If you have private loans with high-interest rates and good credit, consider refinancing with a private lender to save money.

6. Explore Student Loan Forgiveness Programs

There are several federal programs that offer student loan forgiveness for qualifying borrowers. These programs are designed to provide debt relief to those who work in certain public service fields or meet specific eligibility criteria.

Popular Forgiveness Programs:

  • Public Service Loan Forgiveness (PSLF): Available for borrowers working in public service jobs (government, non-profits). After 120 qualifying payments, your loan balance may be forgiven.
  • Teacher Loan Forgiveness: Available for teachers who work in low-income schools.
  • Income-Driven Repayment (IDR) Forgiveness: After 20 or 25 years of qualifying payments under an IDR plan, your remaining loan balance may be forgiven.

Action Step:

If you work in a qualifying field, look into the forgiveness options available to you. Keep track of your progress toward forgiveness and ensure you’re meeting all the necessary criteria.

7. Take Advantage of Tax Deductions

In some cases, you may be eligible for a student loan interest deduction on your federal tax return. This can reduce your taxable income by up to $2,500, which can help ease the burden of loan repayment.

  • Eligibility Requirements: You must have paid interest on an eligible student loan.

Your modified adjusted gross income (MAGI) must be below certain limits to qualify.

Action Step:

Keep track of the interest you pay on your student loans each year and consult a tax professional to see if you qualify for a deduction.

8. Avoid Default at All Costs

Defaulting on your student loans can have serious long-term consequences, including wage garnishment, tax refund interception, and a significant drop in your credit score. It’s essential to take proactive measures to prevent default.

How to Prevent Default:

  • Contact your loan servicer immediately if you’re struggling to make payments.
  • Consider deferment or forbearance if you need temporary relief.
  • Explore income-driven repayment plans to make your payments more affordable.

Action Step:

If you’re nearing default, reach out to your servicer to discuss deferment or income-driven repayment options before it’s too late.

9. Look for Loan Repayment Assistance Programs

Several states and organizations offer student loan repayment assistance for individuals working in specific professions.
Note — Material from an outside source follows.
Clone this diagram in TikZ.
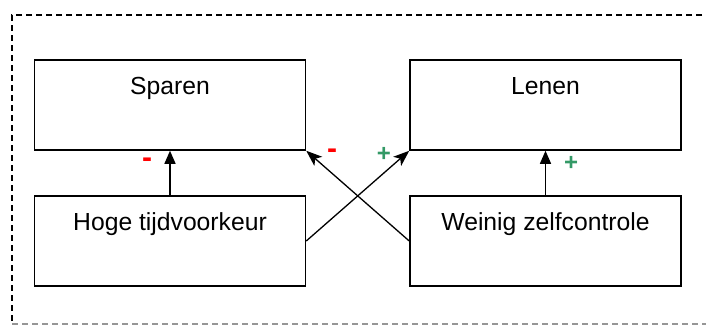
\documentclass[tikz,border=0pt]{standalone}
\usepackage{fontspec}
\setmainfont{Liberation Sans}
\usetikzlibrary{arrows.meta}
\definecolor{plusgreen}{RGB}{51,153,102}
\definecolor{framegray}{RGB}{150,150,150}
\tikzset{
  box/.style={draw, line width=1.5pt, minimum width=271pt, minimum height=90pt,
    inner xsep=0pt, inner ysep=0pt, text height=34pt, text depth=56pt,
    font=\fontsize{24.7}{30}\selectfont},
  conn/.style={line width=1.3pt, -{Triangle[length=13pt,width=11pt]}},
  dconn/.style={line width=1.3pt, -{Stealth[length=16pt,width=12pt,inset=4pt]}},
  minus/.style={text=red, font=\bfseries\fontsize{30}{30}\selectfont, inner sep=0pt},
  plus/.style={text=plusgreen, font=\bfseries\fontsize{24}{24}\selectfont, inner sep=0pt},
  frame/.style={line width=1.4pt, dash pattern=on 6pt off 4pt}
}
\begin{document}
\begin{tikzpicture}[x=1pt,y=-1pt]
\useasboundingbox (0,0) rectangle (706,325);
\coordinate (ftr) at (712,15);
\coordinate (ftl) at (12,15);
\coordinate (fbl) at (12,324);
\coordinate (fbr) at (712,324);
\draw[frame] (ftr) -- (ftl) -- (fbl);
\draw[frame, framegray] (fbl) -- (fbr);
\node[box] (sparen) at (170,105) {Sparen};
\node[box] (lenen) at (545.5,105) {Lenen};
\node[box] (hoge) at (170,241) {Hoge tijdvoorkeur};
\node[box] (weinig) at (545.5,241) {Weinig zelfcontrole};
\draw[conn] (hoge.north) -- (sparen.south);
\draw[conn] (weinig.north) -- (lenen.south);
\draw[dconn] (hoge.east) -- (lenen.south west);
\draw[dconn] (weinig.west) -- (sparen.south east);
\node[minus] (m1) at (147,163) {-};
\node[minus] (m2) at (332,154) {-};
\node[plus] (p1) at (384,154) {+};
\node[plus] (p2) at (571,163) {+};
\end{tikzpicture}
\end{document}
These programs are designed to help borrowers pay down their student loan debt in exchange for service in fields that are in high demand.

Examples of Assistance Programs:

  • State-specific loan repayment programs for healthcare professionals, teachers, and public defenders.
  • Employer-based student loan repayment assistance programs, where companies contribute directly to employees’ student loan payments.

Action Step:

Check with your employer or local government to see if any loan repayment assistance programs are available in your area.
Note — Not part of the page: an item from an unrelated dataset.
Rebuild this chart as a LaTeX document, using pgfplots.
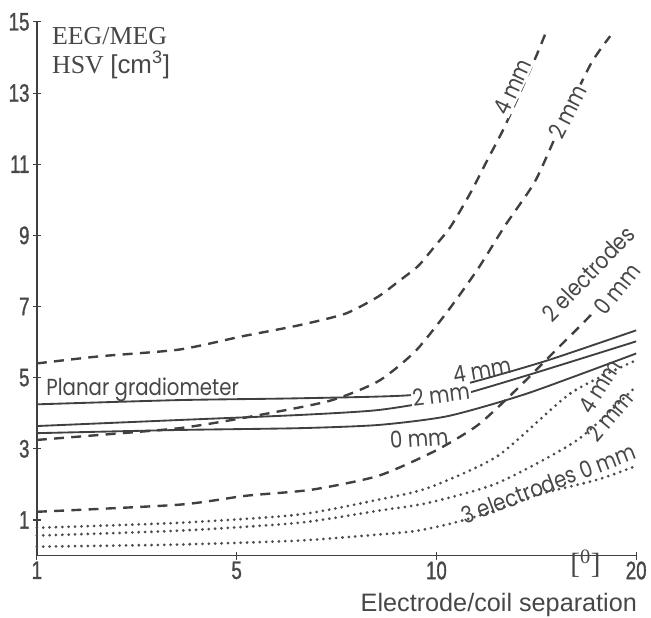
\documentclass[border=0pt]{standalone}
\usepackage{fontspec}
\setmainfont{Liberation Serif}
\newfontfamily\tickfont[FakeStretch=0.74,FakeBold=1.2]{Liberation Sans}
\newfontfamily\arialfont{Liberation Sans}
\newfontfamily\labfont[FakeStretch=0.85]{Poppins}
\usepackage{pgfplots}
\pgfplotsset{compat=1.18}
\definecolor{ink}{gray}{0.25}
\definecolor{txt}{gray}{0.28}

\pgfplotstableread{
x y
0 5.40
0.314 5.60
0.713 5.79
1.026 6.16
1.310 6.47
1.545 6.80
1.709 7.28
1.809 7.70
1.909 8.14
1.993 8.70
2.073 9.26
2.173 10.22
2.257 11.14
2.342 12.06
2.492 13.94
2.557 14.83
}\dashfour
\pgfplotstableread{
x y
0 3.25
0.314 3.39
0.713 3.58
1.026 3.86
1.460 4.34
1.709 4.90
1.894 5.74
2.058 6.88
2.208 8.06
2.342 9.26
2.492 10.50
2.606 11.89
2.771 13.80
2.870 14.60
}\dashtwo
\pgfplotstableread{
x y
0 1.23
0.713 1.43
1.046 1.68
1.375 1.85
1.709 2.24
1.993 2.94
2.208 3.67
2.407 4.70
2.606 5.82
2.771 6.75
2.955 7.92
}\dashzero
\pgfplotstableread{
x y
0 4.25
0.713 4.37
1.310 4.42
1.873 4.51
2.157 4.84
2.542 5.46
3.0 6.33
}\solidfour
\pgfplotstableread{
x y
0 3.64
0.713 3.81
1.310 3.95
1.709 4.09
2.058 4.42
2.457 5.07
3.0 6.02
}\solidtwo
\pgfplotstableread{
x y
0 3.44
0.713 3.53
1.310 3.58
1.709 3.67
2.058 3.92
2.457 4.56
3.0 5.68
}\solidzero
\pgfplotstableread{
x y
0 0.78
0.713 0.92
1.310 1.15
1.709 1.57
1.958 1.90
2.307 2.80
2.671 4.56
3.0 5.49
}\dotfour
\pgfplotstableread{
x y
0 0.56
0.713 0.70
1.310 0.92
1.709 1.26
1.958 1.48
2.307 2.04
2.706 3.25
3.0 4.76
}\dottwo
\pgfplotstableread{
x y
0 0.25
0.713 0.31
1.310 0.42
1.709 0.59
1.908 0.70
2.108 0.95
2.307 1.29
2.506 1.71
2.805 2.13
3.0 2.52
}\dotzero

\begin{document}
\begin{tikzpicture}
\begin{axis}[name=ax,
  width=451.5pt, height=402pt, scale only axis,
  xmin=0, xmax=3, ymin=0, ymax=15,
  axis lines*=left,
  axis line style={ink, line width=1pt, -},
  xtick={0,1,2,3}, xticklabels={1,5,10,20},
  ytick={1,3,5,7,9,11,13,15},
  tick align=center, major tick length=6pt,
  tick style={ink, line width=0.8pt},
  ticklabel style={font=\tickfont\fontsize{19}{21}\selectfont, text=txt},
  yticklabel style={xshift=1pt},
  xticklabel style={yshift=2pt},
  /pgf/number format/assume math mode=true,
  clip=false,
  every axis plot/.append style={ink, smooth, tension=0.4, no marks},
  dashedline/.style={line width=1.8pt, dash pattern=on 7.5pt off 5.5pt},
  solidline/.style={line width=1.4pt},
  dottedline/.style={line width=2.3pt, dash pattern=on 0pt off 4.8pt, line cap=round, black!70},
]
\addplot[dashedline] table {\dashfour};
\addplot[dashedline] table {\dashtwo};
\addplot[dashedline] table {\dashzero};
\addplot[solidline] table {\solidfour};
\addplot[solidline] table {\solidtwo};
\addplot[solidline] table {\solidzero};
\addplot[dottedline] table {\dotfour};
\addplot[dottedline] table {\dottwo};
\addplot[dottedline] table {\dotzero};

\begin{scope}[every node/.style={text=txt, font=\labfont\fontsize{17.5}{19}\selectfont, inner sep=1pt}]
\node[fill=white, rotate=65] at (axis cs:2.382,13.18) {4 mm};
\node[fill=white, rotate=63] at (axis cs:2.656,12.48) {2 mm};
\node[rotate=46] at (axis cs:2.760,7.92) {2 electrodes};
\node[fill=white, rotate=52, inner sep=0.5pt] at (axis cs:2.905,7.50) {0 mm};
\node[rotate=10] at (axis cs:2.228,5.21) {4 mm};
\node[fill=white, rotate=7] at (axis cs:2.023,4.53) {2 mm};
\node[rotate=4] at (axis cs:1.914,3.30) {0 mm};
\node[rotate=58] at (axis cs:2.816,4.76) {4 mm};
\node[rotate=50] at (axis cs:2.866,3.92) {2 mm};
\node[rotate=21] at (axis cs:2.561,2.02) {3 electrodes 0 mm};
\node[anchor=base west] at (axis cs:0.04,4.51) {Planar gradiometer};
\end{scope}

\node[anchor=base west, text=txt, font=\fontsize{19.5}{22}\selectfont, inner sep=0pt] at (axis cs:0.075,14.36) {EEG/MEG};
\node[anchor=base west, text=txt, font=\fontsize{19.5}{22}\selectfont, inner sep=0pt] at (axis cs:0.075,13.55) {HSV {\arialfont [cm\textsuperscript{3}]}};
\node[anchor=base east, text=txt, font=\arialfont\fontsize{19}{22}\selectfont, inner sep=0pt] at (axis cs:3.005,-1.567) {Electrode/coil separation};
\node[text=txt, font=\fontsize{22}{24}\selectfont, inner sep=0pt] at (axis cs:2.746,-0.23) {[\textsuperscript{0}]};
\end{axis}
\path (ax.south west) ++(-27.75pt,-46.5pt);
\path (ax.north east) ++(9pt,16.5pt);
\end{tikzpicture}
\end{document}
10. Create a Budget and Stick to It

Lastly, creating and sticking to a budget is one of the most effective ways to manage your student loans. A budget helps ensure that you can make your student loan payments while also covering other essential expenses.
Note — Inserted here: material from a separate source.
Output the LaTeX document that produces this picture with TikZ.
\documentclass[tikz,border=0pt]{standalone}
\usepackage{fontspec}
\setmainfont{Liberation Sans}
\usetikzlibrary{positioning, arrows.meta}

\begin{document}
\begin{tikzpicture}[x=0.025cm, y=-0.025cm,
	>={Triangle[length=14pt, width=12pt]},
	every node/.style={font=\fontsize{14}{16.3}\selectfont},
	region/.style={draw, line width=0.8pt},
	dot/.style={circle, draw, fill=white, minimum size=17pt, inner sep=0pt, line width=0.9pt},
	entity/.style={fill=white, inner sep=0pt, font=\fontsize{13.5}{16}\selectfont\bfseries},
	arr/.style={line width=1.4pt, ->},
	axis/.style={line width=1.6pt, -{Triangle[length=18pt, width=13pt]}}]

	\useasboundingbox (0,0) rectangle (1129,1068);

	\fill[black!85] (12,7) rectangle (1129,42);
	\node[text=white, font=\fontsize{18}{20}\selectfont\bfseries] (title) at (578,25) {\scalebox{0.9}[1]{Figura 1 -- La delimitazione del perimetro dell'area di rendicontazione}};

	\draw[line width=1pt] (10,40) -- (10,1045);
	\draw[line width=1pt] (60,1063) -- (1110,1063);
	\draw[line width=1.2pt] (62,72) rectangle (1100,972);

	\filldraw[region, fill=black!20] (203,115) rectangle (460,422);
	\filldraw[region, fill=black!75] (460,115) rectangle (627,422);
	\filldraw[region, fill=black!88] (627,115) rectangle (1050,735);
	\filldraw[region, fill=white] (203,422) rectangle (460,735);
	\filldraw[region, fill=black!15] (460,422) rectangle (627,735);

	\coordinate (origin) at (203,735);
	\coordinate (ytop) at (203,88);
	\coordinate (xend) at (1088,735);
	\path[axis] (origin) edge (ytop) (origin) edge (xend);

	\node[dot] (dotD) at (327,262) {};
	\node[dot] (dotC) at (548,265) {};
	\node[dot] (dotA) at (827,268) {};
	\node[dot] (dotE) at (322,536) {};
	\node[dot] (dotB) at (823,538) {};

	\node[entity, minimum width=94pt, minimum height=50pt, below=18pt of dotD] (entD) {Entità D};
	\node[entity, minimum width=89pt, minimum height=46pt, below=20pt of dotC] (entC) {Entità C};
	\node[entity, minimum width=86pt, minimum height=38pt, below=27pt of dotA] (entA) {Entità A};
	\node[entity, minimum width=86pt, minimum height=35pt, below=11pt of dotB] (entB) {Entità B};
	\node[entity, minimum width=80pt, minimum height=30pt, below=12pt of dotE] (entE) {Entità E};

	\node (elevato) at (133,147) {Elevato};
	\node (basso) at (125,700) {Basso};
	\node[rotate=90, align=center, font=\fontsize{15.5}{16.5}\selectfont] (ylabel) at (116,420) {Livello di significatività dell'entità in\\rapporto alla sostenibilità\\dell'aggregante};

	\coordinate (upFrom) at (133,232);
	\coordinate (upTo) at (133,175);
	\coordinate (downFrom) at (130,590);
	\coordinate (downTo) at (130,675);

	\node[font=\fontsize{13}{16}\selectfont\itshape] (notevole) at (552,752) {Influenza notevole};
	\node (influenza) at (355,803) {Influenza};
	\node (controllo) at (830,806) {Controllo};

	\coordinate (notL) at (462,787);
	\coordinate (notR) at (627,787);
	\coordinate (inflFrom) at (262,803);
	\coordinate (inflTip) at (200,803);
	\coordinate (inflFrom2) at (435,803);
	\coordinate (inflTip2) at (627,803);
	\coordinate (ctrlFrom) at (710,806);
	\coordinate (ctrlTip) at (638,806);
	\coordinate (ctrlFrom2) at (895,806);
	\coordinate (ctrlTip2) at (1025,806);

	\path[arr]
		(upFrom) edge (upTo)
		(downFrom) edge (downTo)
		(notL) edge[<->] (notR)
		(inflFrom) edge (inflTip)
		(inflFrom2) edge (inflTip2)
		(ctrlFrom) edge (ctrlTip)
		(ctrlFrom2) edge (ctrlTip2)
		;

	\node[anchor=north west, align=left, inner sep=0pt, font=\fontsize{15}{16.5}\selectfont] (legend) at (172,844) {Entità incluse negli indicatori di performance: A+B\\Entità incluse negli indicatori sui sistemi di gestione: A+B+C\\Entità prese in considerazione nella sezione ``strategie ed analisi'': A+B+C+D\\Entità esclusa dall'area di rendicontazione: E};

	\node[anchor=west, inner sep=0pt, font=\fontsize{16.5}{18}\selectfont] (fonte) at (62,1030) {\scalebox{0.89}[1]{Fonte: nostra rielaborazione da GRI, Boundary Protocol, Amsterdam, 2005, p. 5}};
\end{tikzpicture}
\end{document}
How to Budget for Student Loans:

  • List all your monthly expenses, including your student loan payments.
  • Allocate funds for your student loans first, before discretionary spending.

Take a look at where you can save some cash, like cutting back on eating out or cancelling some subscription services.

Action Step:

Use a budgeting app or spreadsheet to keep track of your finances and ensure that your student loan payments are a priority.

Managing your student loans can feel overwhelming, but with the right strategies in place, you can reduce stress and make your loan repayment journey more manageable. Whether you’re exploring income-driven repayment plans, looking into loan forgiveness programs, or considering refinancing, there are numerous ways to take control of your student loan debt.

By understanding your loan options, making timely payments, and budgeting effectively, you’ll be well on your way to paying off your student loans and securing your financial future. Remember, it’s never too late to take action and start managing your student loans more efficiently.